Lake Country’s mayor is calling on the province to hand over some of its controls over the traffic that barrels down the highway bisecting the community.
“Highway 97 runs right through the middle of our town, it separates the east and west sides of the city,” Lake Country Mayor Blair Ireland said.
“The traffic in the corridor is pretty high speed. We’ve been promised solutions for years, with overpasses and different things, but nothing’s coming … in the last 10-year forecast from the Ministry of Highways, nothing is coming in the Central Interior.”
So, Ireland said, district officials are looking at ways to make crossing the highway safer, particularly with intersections like Beaver Lake Road, Berry Road and Oceola Road, which frequently shuts the highway down with accidents.
“We’re asking them to give us red light cameras and we’ll (say) where they need to go because we want to make crossing this highway safer,” he said.
With that in mind, the district is taking a resolution to the Southern Interior Local Government Association meeting this week, and looking for support to install intersection safety cameras at key intersections to enhance road safety and reduce traffic-related incidents.

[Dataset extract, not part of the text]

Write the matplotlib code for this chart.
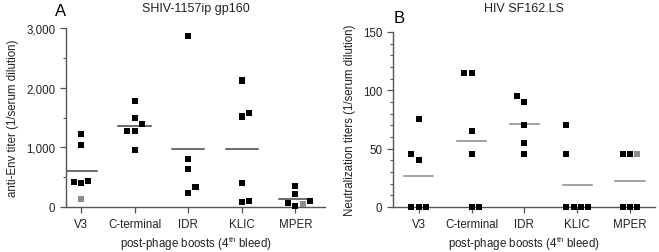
import numpy as np
import matplotlib.pyplot as plt
from matplotlib.ticker import FuncFormatter, MultipleLocator

plt.rcParams['font.family'] = ['Liberation Sans', 'DejaVu Sans']
plt.rcParams['mathtext.fontset'] = 'custom'
plt.rcParams['mathtext.rm'] = 'Liberation Sans'

categories = ['V3', 'C-terminal', 'IDR', 'KLIC', 'MPER']

# panel A: anti-Env titers, one list per group
env_titers = [
    [1225, 1046, 425, 403, 436, 134],
    [1774, 1494, 1393, 1281, 1281, 962],
    [2865, 800, 638, 241, 341],
    [2121, 1517, 1578, 403, 78, 100],
    [353, 213, 73, 17, 50, 106],
]
env_gray = [
    [0, 0, 0, 0, 0, 1],
    [0, 0, 0, 0, 0, 0],
    [0, 0, 0, 0, 0],
    [0, 0, 0, 0, 0, 0],
    [0, 0, 0, 0, 1, 0],
]
env_slots = [
    [0, 0, -1, 0, 1, 0],
    [0, 0, 1, -1, 0, 0],
    [0, 0, 0, 0, 1],
    [0, 0, 1, 0, 0, 1],
    [0, 0, -1, 0, 1, 2],
]

# panel B: neutralization titers
nab_titers = [
    [75, 45, 40, 0, 0, 0],
    [115, 115, 65, 45, 0, 0],
    [95, 90, 70, 55, 45],
    [70, 45, 0, 0, 0, 0],
    [45, 45, 45, 0, 0, 0],
]
nab_gray = [
    [0, 0, 0, 0, 0, 0],
    [0, 0, 0, 0, 0, 0],
    [0, 0, 0, 0, 0],
    [0, 0, 0, 0, 0, 0],
    [0, 0, 1, 0, 0, 0],
]
nab_slots = [
    [0, -1, 0, -1, 0, 1],
    [-1, 0, 0, 0, 0, 1],
    [-1, 0, 0, 0, 0],
    [-1.6, -1.6, -1.5, -0.5, 0.5, 1.5],
    [-1, 0, 1, -1, 0, 1],
]

fig = plt.figure(figsize=(6.59, 2.53), dpi=100)
axA = fig.add_axes([0.100, 0.178, 0.393, 0.707])
axB = fig.add_axes([0.596, 0.178, 0.398, 0.692])

def scatter_panel(ax, data, gray, slots, mean_color, half):
    for i, (vals, g, s) in enumerate(zip(data, gray, slots)):
        x = i + 1 + np.array(s) * 0.137
        cols = ['#8c8c8c' if gi else 'black' for gi in g]
        ax.scatter(x, vals, marker='s', s=19, c=cols, linewidths=0,
                   zorder=3, clip_on=False)
        m = np.mean(vals)
        ax.plot([i + 1 - half, i + 1 + half], [m, m], color=mean_color,
                lw=1.1, zorder=2)
    ax.spines['top'].set_visible(False)
    ax.spines['right'].set_visible(False)
    for sp in ('left', 'bottom'):
        ax.spines[sp].set_color('#555555')
        ax.spines[sp].set_linewidth(1.0)
    ax.set_xticks(range(1, 6))
    ax.set_xticklabels(categories)
    ax.tick_params(axis='both', colors='#555555', labelcolor='#222222',
                   labelsize=8.3, length=4, width=0.9)
    ax.tick_params(axis='y', which='minor', length=2, width=0.8,
                   colors='#555555')
    ax.tick_params(axis='x', pad=4)
    ax.set_xlabel(r'post-phage boosts (4$^{\rm th}$ bleed)', fontsize=8.3,
                  color='#222222', labelpad=3)

scatter_panel(axA, env_titers, env_gray, env_slots, '#444444', 0.30)
axA.set_xlim(0.72, 5.55)
axA.set_ylim(0, 3000)
axA.yaxis.set_major_locator(MultipleLocator(1000))
axA.yaxis.set_minor_locator(MultipleLocator(500))
axA.yaxis.set_major_formatter(FuncFormatter(lambda v, p: f'{int(v):,}'))
axA.set_ylabel('anti-Env titer (1/serum dilution)', fontsize=8.3,
               color='#222222', labelpad=5)
axA.set_title('SHIV-1157ip gp160', fontsize=9, color='#222222', pad=12)
fig.text(0.083, 0.935, 'A', fontsize=12, color='black')

scatter_panel(axB, nab_titers, nab_gray, nab_slots, '#888888', 0.28)
axB.set_xlim(0.51, 5.47)
axB.set_ylim(0, 150)
axB.yaxis.set_major_locator(MultipleLocator(50))
axB.yaxis.set_minor_locator(MultipleLocator(10))
axB.set_ylabel('Neutralization titers (1/serum dilution)', fontsize=8.3,
               color='#222222', labelpad=5)
axB.set_title('HIV SF162.LS', fontsize=9, color='#222222', pad=15)
fig.text(0.598, 0.91, 'B', fontsize=12, color='black')

fig.savefig('out.png', dpi=100)
plt.close(fig)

It will then ask the province to provide the necessary funding and resources to facilitate the installation, maintenance, and operation of intersection safety cameras in municipalities requiring them.
It’s a resolution Ireland thinks will resonate with other communities, though none are going through quite the same kind of growing pains.

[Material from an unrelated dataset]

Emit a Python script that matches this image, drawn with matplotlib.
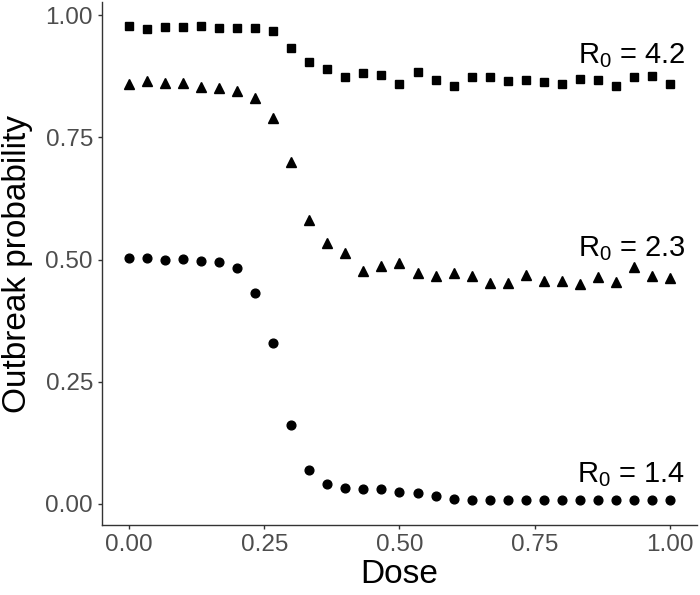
import numpy as np
import matplotlib
matplotlib.use("Agg")
import matplotlib.pyplot as plt

plt.rcParams["font.family"] = ["Liberation Sans", "DejaVu Sans"]
plt.rcParams["mathtext.fontset"] = "custom"
plt.rcParams["mathtext.rm"] = "Liberation Sans"

# dose grid: 31 points from 0 to 1
dose = np.linspace(0, 1, 31)

# outbreak probability per R0
r42 = [0.978, 0.971, 0.976, 0.975, 0.978, 0.973, 0.973, 0.973, 0.968, 0.933,
       0.905, 0.889, 0.874, 0.882, 0.878, 0.860, 0.884, 0.867, 0.856, 0.873,
       0.874, 0.865, 0.867, 0.863, 0.859, 0.870, 0.867, 0.856, 0.873, 0.876,
       0.859]
r23 = [0.859, 0.866, 0.861, 0.862, 0.854, 0.852, 0.845, 0.831, 0.790, 0.700,
       0.580, 0.534, 0.514, 0.476, 0.486, 0.492, 0.473, 0.467, 0.473, 0.466,
       0.451, 0.451, 0.469, 0.457, 0.457, 0.449, 0.464, 0.455, 0.484, 0.466,
       0.463]
r14 = [0.503, 0.503, 0.499, 0.501, 0.497, 0.496, 0.482, 0.432, 0.329, 0.161,
       0.069, 0.041, 0.033, 0.030, 0.031, 0.025, 0.022, 0.017, 0.010, 0.008,
       0.007, 0.007, 0.007, 0.007, 0.007, 0.007, 0.007, 0.007, 0.007, 0.007,
       0.007]

labels = ["4.2", "2.3", "1.4"]
label_y = [0.901, 0.507, 0.044]

fig = plt.figure(figsize=(7, 5.95), dpi=100)
ax = fig.add_axes([0.1457, 0.117, 0.85, 0.8796])

ax.plot(dose, r42, ls="none", marker="s", ms=6, color="black")
ax.plot(dose, r23, ls="none", marker="^", ms=7, color="black")
ax.plot(dose, r14, ls="none", marker="o", ms=6.3, color="black")

for lab, y in zip(labels, label_y):
    ax.text(0.929, y, r"$\mathregular{R_0}$ = " + lab, ha="center", va="baseline",
            fontsize=21, color="black")

ax.set_xlim(-0.05, 1.05)
ax.set_ylim(-0.044, 1.027)
ax.set_xticks([0, 0.25, 0.5, 0.75, 1.0])
ax.set_xticklabels(["0.00", "0.25", "0.50", "0.75", "1.00"])
ax.set_yticks([0, 0.25, 0.5, 0.75, 1.0])
ax.set_yticklabels(["0.00", "0.25", "0.50", "0.75", "1.00"])

for side in ["top", "right"]:
    ax.spines[side].set_visible(False)
for side in ["left", "bottom"]:
    ax.spines[side].set_color("#333333")
    ax.spines[side].set_linewidth(1.0)

ax.tick_params(length=3, width=1.0, color="#333333", labelcolor="#4D4D4D",
               labelsize=17.5, pad=3.5)

ax.set_xlabel("Dose", fontsize=24, color="black", labelpad=2)
ax.set_ylabel("Outbreak probability", fontsize=24, color="black", labelpad=9)

fig.savefig("out.png", dpi=100)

“BC Statistics released growth figures on us two months ago, forecasting and Lake Country is going to grow 90 per cent in the next 20 years — so that’s almost doubling the population,” Ireland said.
That growth is going to be on both sides of the highway and it may shift the somewhat unusual dynamic of the city.
Ireland explained that City Hall, schools, shopping and a number of essential services are sitting on the east side of the highway.
“But on the west side, there’s nothing but residential, so we’re trying to connect those two places. If you live on that side, you have to get here somehow and I don’t think that I would let my kids cross that highway,” he said.
While traffic cameras won’t fix all the ills caused by having a highway bisect a community, it could help a little. Ireland explained that it’s difficult for the RCMP to manage traffic in the area.
“It’s kind of unsafe, actually. There’s no place to pull people over, there’s no place to measure the speed from, it’s very difficult for them,” he said. “So we need to find ways to make it safer for people in the interim before. We are not going to stop lobbying for that overpass and that safe connection between the east and west sides but we also can’t wait.”
Ireland said that he anticipates there will be people who are aggravated by the idea, but said there’s good cause to do it anyway.
“If it was their relative that was killed, what would they be saying?” he said.
“Everybody, I mean, everybody’s in a hurry. I’m always in a hurry. But we have to think about community and we have to think about safety. Kids want to walk to school but I wouldn’t let my kids walk across the highway. Not the way that it is right now.”
If endorsed, the motion would then be brought before the union of bc municipalities to drive the message home to the province.
Global News contacted the Ministry of Transportation to ask whether it would consider giving more control to municipal governments but late this afternoon the ministry responded by saying intersection safety cameras are a provincial enforcement initiative under the Ministry of Public Safety and Solicitor General.